Ideal Audience and One Honest Caveat
Listeners who follow the true crime and national security memoir space will find this among the more substantive entries in that genre. Those curious about the FBI’s domestic operations will find this essential context. Anyone put off by detailed accounts of white supremacist ritual and ideology should know the book does not flinch, though it never revels in it either. The one limitation is that Payne, understandably, cannot tell every story he knows, and there are moments where you sense a larger account being withheld for operational or legal reasons.

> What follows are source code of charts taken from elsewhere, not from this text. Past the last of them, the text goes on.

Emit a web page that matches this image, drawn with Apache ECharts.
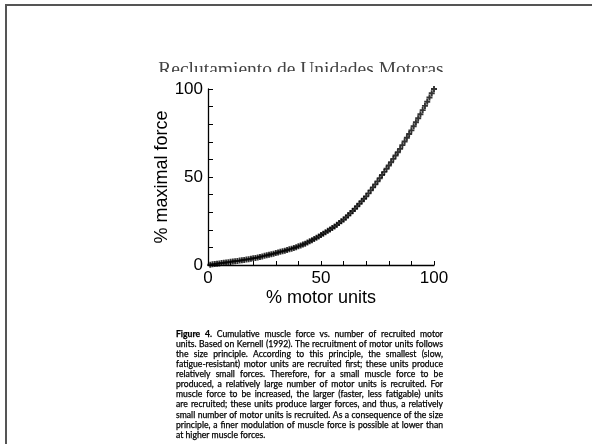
<!DOCTYPE html>
<html>
<head>
<meta charset="utf-8">
<script src="https://cdn.jsdelivr.net/npm/echarts@6/dist/echarts.min.js"></script>
<style>
html, body { margin: 0; padding: 0; background: #fff; }
#chart-container { width: 592px; height: 444px; }
</style>
</head>
<body>
<div id="chart-container"></div>
<script>
// % motor units recruited
const motorUnits = [
  1, 2, 3, 4, 5, 6, 7, 8, 9, 10,
  11, 12, 13, 14, 15, 16, 17, 18, 19, 20,
  21, 22, 23, 24, 25, 26, 27, 28, 29, 30,
  31, 32, 33, 34, 35, 36, 37, 38, 39, 40,
  41, 42, 43, 44, 45, 46, 47, 48, 49, 50,
  51, 52, 53, 54, 55, 56, 57, 58, 59, 60,
  61, 62, 63, 64, 65, 66, 67, 68, 69, 70,
  71, 72, 73, 74, 75, 76, 77, 78, 79, 80,
  81, 82, 83, 84, 85, 86, 87, 88, 89, 90,
  91, 92, 93, 94, 95, 96, 97, 98, 99, 100
]
// % maximal force
const maxForce = [
  0.2, 0.4, 0.5, 0.7, 0.9, 1.1, 1.3, 1.4, 1.6, 1.8,
  2.0, 2.2, 2.3, 2.5, 2.7, 2.9, 3.1, 3.3, 3.5, 3.8,
  4.0, 4.3, 4.6, 4.9, 5.2, 5.5, 5.8, 6.1, 6.4, 6.8,
  7.1, 7.5, 7.8, 8.1, 8.5, 8.9, 9.3, 9.7, 10.1, 10.6,
  11.1, 11.6, 12.1, 12.8, 13.5, 14.1, 14.8, 15.5, 16.2, 17.0,
  17.8, 18.6, 19.4, 20.2, 21.0, 21.9, 22.8, 23.8, 24.8, 25.8,
  27.0, 28.2, 29.4, 30.7, 32.0, 33.4, 34.8, 36.2, 37.6, 39.0,
  40.7, 42.4, 44.1, 45.8, 47.5, 49.3, 51.1, 52.9, 54.7, 56.5,
  58.4, 60.3, 62.2, 64.1, 66.0, 68.1, 70.2, 72.3, 74.4, 76.5,
  78.8, 81.1, 83.4, 85.7, 88.0, 90.4, 92.8, 95.2, 97.6, 100
]
const tickLabels = [0, 50, 100]

const slideTitle = 'Reclutamiento de Unidades Motoras'
const captionLines = [
  'Figure 4. Cumulative muscle force vs. number of recruited motor',
  'units. Based on Kernell (1992). The recruitment of motor units follows',
  'the size principle. According to this principle, the smallest (slow,',
  'fatigue-resistant) motor units are recruited first; these units produce',
  'relatively small forces. Therefore, for a small muscle force to be',
  'produced, a relatively large number of motor units is recruited. For',
  'muscle force to be increased, the larger (faster, less fatigable) units',
  'are recruited; these units produce larger forces, and thus, a relatively',
  'small number of motor units is recruited. As a consequence of the size',
  'principle, a finer modulation of muscle force is possible at lower than',
  'at higher muscle forces.'
]

const points = motorUnits.map((x, i) => [x, maxForce[i]])

// justified caption, one text element per word
const capFamily = 'Lato, "Noto Sans", sans-serif'
const capLeft = 176
const capRight = 443
const capTop = 334
const capPitch = 10.1
const ctx = document.createElement('canvas').getContext('2d')
const fontOf = (li, wi, size) => (li === 0 && wi < 2 ? 'bold ' : '') + size + 'px ' + capFamily
const lineWidth = (line, li, size) => {
  let w = 0
  line.split(' ').forEach((word, wi) => { ctx.font = fontOf(li, wi, size); w += ctx.measureText(word + ' ').width })
  return w
}
// pick a size so that the widest line still fits with normal spaces
let widest = 0
captionLines.forEach((line, li) => { widest = Math.max(widest, lineWidth(line, li, 10)) })
const capSize = Math.floor(10 * (capRight - capLeft) / widest * 100) / 100

const capGraphics = []
captionLines.forEach((line, li) => {
  const words = line.split(' ')
  const fonts = words.map((w, wi) => fontOf(li, wi, capSize))
  const widths = words.map((w, wi) => { ctx.font = fonts[wi]; return ctx.measureText(w).width })
  ctx.font = capSize + 'px ' + capFamily
  const space = ctx.measureText(' ').width
  const total = widths.reduce((a, b) => a + b, 0)
  const last = li === captionLines.length - 1
  const gap = last ? space : (capRight - capLeft - total) / (words.length - 1)
  let x = capLeft
  words.forEach((w, wi) => {
    capGraphics.push({
      type: 'text',
      x: x,
      y: capTop + li * capPitch,
      style: {
        text: w,
        font: fonts[wi],
        fill: '#000',
        stroke: '#000',
        lineWidth: 0.25,
        align: 'left',
        verticalAlign: 'middle',
        textAlign: 'left',
        textVerticalAlign: 'middle'
      }
    })
    x += widths[wi] + gap
  })
})

const dom = document.getElementById('chart-container')
const myChart = echarts.init(dom, null, { renderer: 'canvas' })

const axisFont = '"Liberation Sans", Arial, sans-serif'

const options = {
  animation: false,
  backgroundColor: '#fff',
  grid: { left: 208, right: 158, top: 89, bottom: 179 },
  xAxis: {
    type: 'value',
    min: 0,
    max: 100,
    interval: 10,
    name: '% motor units',
    nameLocation: 'middle',
    nameGap: 24,
    nameTextStyle: { fontFamily: axisFont, fontSize: 18, color: '#000' },
    axisLine: { lineStyle: { color: '#000', width: 1.3 } },
    axisTick: { inside: true, length: 4, lineStyle: { color: '#000', width: 1 } },
    axisLabel: {
      margin: 5,
      fontFamily: axisFont,
      fontSize: 17,
      color: '#000',
      formatter: v => (tickLabels.includes(v) ? String(v) : '')
    },
    splitLine: { show: false }
  },
  yAxis: {
    type: 'value',
    min: 0,
    max: 100,
    interval: 10,
    name: '% maximal force',
    nameLocation: 'middle',
    nameGap: 32,
    nameTextStyle: { fontFamily: axisFont, fontSize: 18, color: '#000' },
    axisLine: { show: true, lineStyle: { color: '#000', width: 1.3 } },
    axisTick: { show: true, inside: true, length: 5, lineStyle: { color: '#000', width: 1 } },
    axisLabel: {
      margin: 5,
      fontFamily: axisFont,
      fontSize: 17,
      color: '#000',
      formatter: v => (tickLabels.includes(v) ? String(v) : '')
    },
    splitLine: { show: false }
  },
  graphic: [
    // slide frame
    { type: 'rect', shape: { x: 5, y: 4, width: 600, height: 2 }, style: { fill: '#555' } },
    { type: 'rect', shape: { x: 5, y: 4, width: 2, height: 460 }, style: { fill: '#555' } },
    {
      type: 'text',
      z: 0,
      x: 301,
      y: 69.5,
      style: {
        text: slideTitle,
        font: '19.5px "Liberation Serif", "Times New Roman", serif',
        fill: '#444',
        align: 'center',
        verticalAlign: 'middle',
        textAlign: 'center',
        textVerticalAlign: 'middle'
      }
    },
    // pasted figure hides lower half of the title
    { type: 'rect', z: 1, shape: { x: 130, y: 72, width: 340, height: 9 }, style: { fill: '#fff' } },
    ...capGraphics
  ],
  series: [
    {
      type: 'scatter',
      data: points,
      symbol: 'path://M3.4,0H6.6V3.4H10V6.6H6.6V10H3.4V6.6H0V3.4H3.4Z',
      symbolSize: 6,
      itemStyle: { color: '#000' },
      silent: true
    }
  ]
}

myChart.setOption(options)
window.addEventListener('resize', myChart.resize)
</script>
</body>
</html>
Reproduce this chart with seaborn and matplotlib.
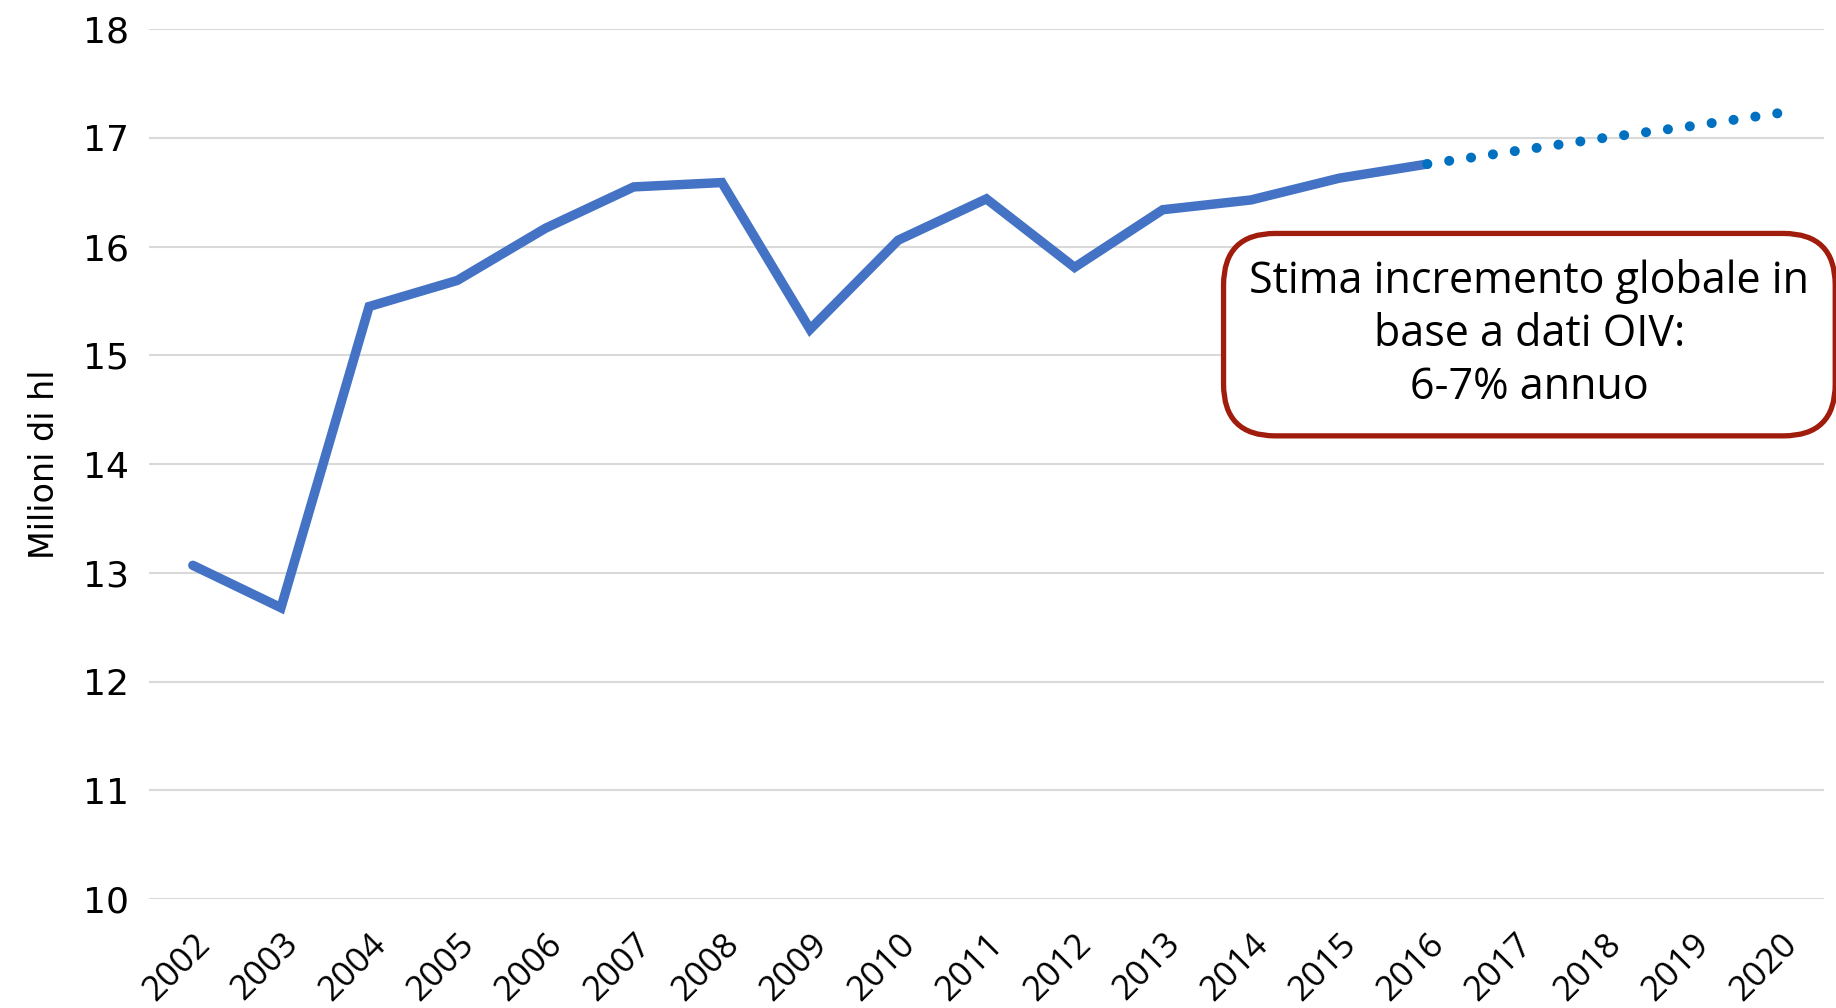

That is the genuine constraint of the genre rather than a failure of the author.
Frequently Asked Questions
Does Scott Payne’s self-narration feel credible for the undercover material, or does it come across as performative?
It feels entirely credible. Payne narrates with the restraint of someone who has learned that the facts carry their own weight, and his voice carries the particular texture of someone who has actually inhabited these situations rather than dramatized them from the outside.
Is this primarily about The Base infiltration, or do the earlier operations get substantial coverage?
The book gives meaningful coverage to all the operations, including the Outlaw Motorcycle Club and KKK assignments. Each is contextualized and paced as its own narrative arc, making The Base the climax rather than the whole story.
How does the book handle the political dimensions of domestic extremism without becoming partisan?
Payne stays close to operational reality and personal experience, which keeps the book grounded rather than polemic. The politics are implicit in the subject matter; he does not amplify them editorially.
Is the faith element integrated naturally or does it feel added for audience appeal?
It reads as genuinely integrated. Payne’s faith is presented as a practical psychological anchor rather than a thematic overlay, and it is most present in the passages about maintaining his sense of self during long-term undercover work.